Much to Sydney and Theo’s surprise, their straightforward exploration into the history of Brooklyn soon leads them to a frightening discovery they never saw coming. They have no choice but to work together, pushing all fear and distrust of one another aside. Otherwise, they may find themselves to be the next neighbors to disappear without a trace.
Having previously found success writing romance, When No One is Watching is Cole’s first foray into the land of thrillers. And what a successful venture it turns out to be. Overall, the novel is a smart, engrossing, addictive story with just the perfect amount of tension.
And Cole puts some serious writing chops on display. Her prose is excellent. It’s intelligent and direct; clear and concise. Her words flow smoothly and are effortless to read. And she doesn’t waste time by bloating the narrative with needless filler.
As is so popular these days, the novel employs the literary tool of dual narration, with the story unfolding through the eyes of both Sydney and Theo. The strategy works effectively, seeing as Cole has crafted two likable, but slightly unreliable protagonists. Sydney’s emotional and psychological stability is debatable, thanks to an ill mother and a recent divorce. And Theo is surrounded by a dark air of dishonesty, dubious motives, and hidden secrets. They are two remarkably interesting and complex characters, and their questionable behavior abundantly increases the novel’s underlying sense of disquiet.
Be forewarned, though. The majority of When No One is Watching is not very thrilling. It’s more suspenseful, in nature. It isn’t until the last 25% hits that the novel becomes what I would consider to be a true thriller. There is also a romantic element to the story, which I found to be a bit unnecessary.
Still, Cole creates a perfect aura of eeriness, paranoia, and unease, all of which serves to amplify the reader’s need to understand what exactly is happening and why. The pages fly by, and it is difficult to put the novel down.
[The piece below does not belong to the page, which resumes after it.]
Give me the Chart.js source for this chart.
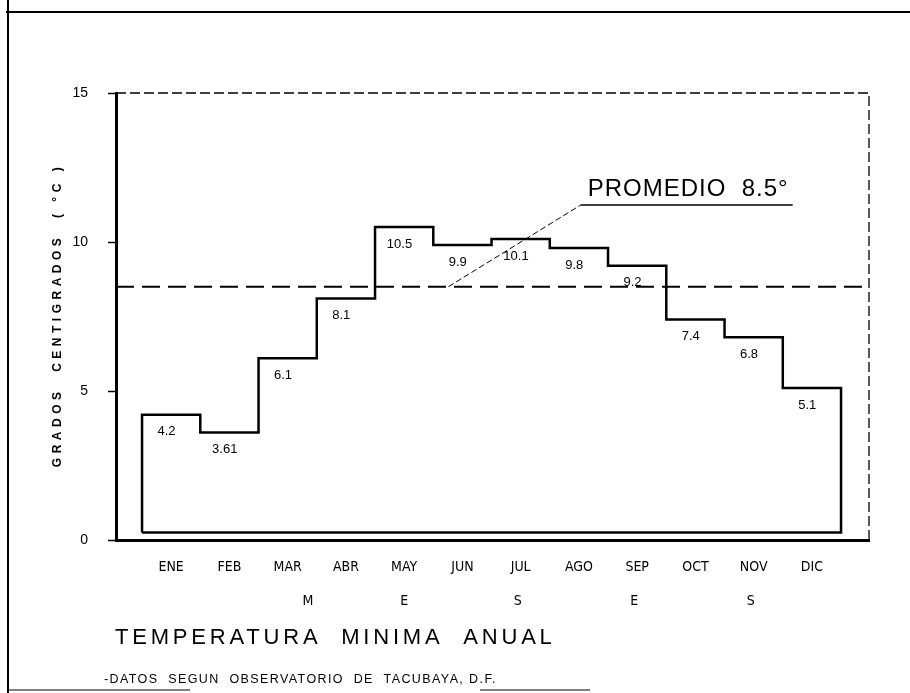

But then the ending comes.
And in a matter of a few pages, my thoughts flip flop. One minute I’m thinking I have a five-star thriller in my hands. The next, I’m wondering what in the world is happening and if any of it is even supposed to be real. Because the novel completely goes off the rails, verging on the edge of ridiculous. The ending is just too unbelievable. It’s too far-fetched.
I understand that When No One is Watching is supposed to be a thriller and the intention is to be shocking. But for a novel that spends so much of its time being deeply rooted in fact and history, this type of sudden, extreme, and incongruous conclusion simply does not make sense. And I think that in the end, Cole unwittingly undercuts the powerful message she works so hard to send.
Sigh. My opinion may not be a popular one. Of this, I am mindful.
Nonetheless, my hat is still tipped to Cole. When No One is Watching is immensely enjoyable and gripping, even with the outrageous ending. It is expertly written. And it is in the running to be my favorite thriller of the year.
My sincerest thanks to Harper Collins Publishers and NetGalley for the Advance Review Copy in exchange for an honest review. All opinions included herein are my own.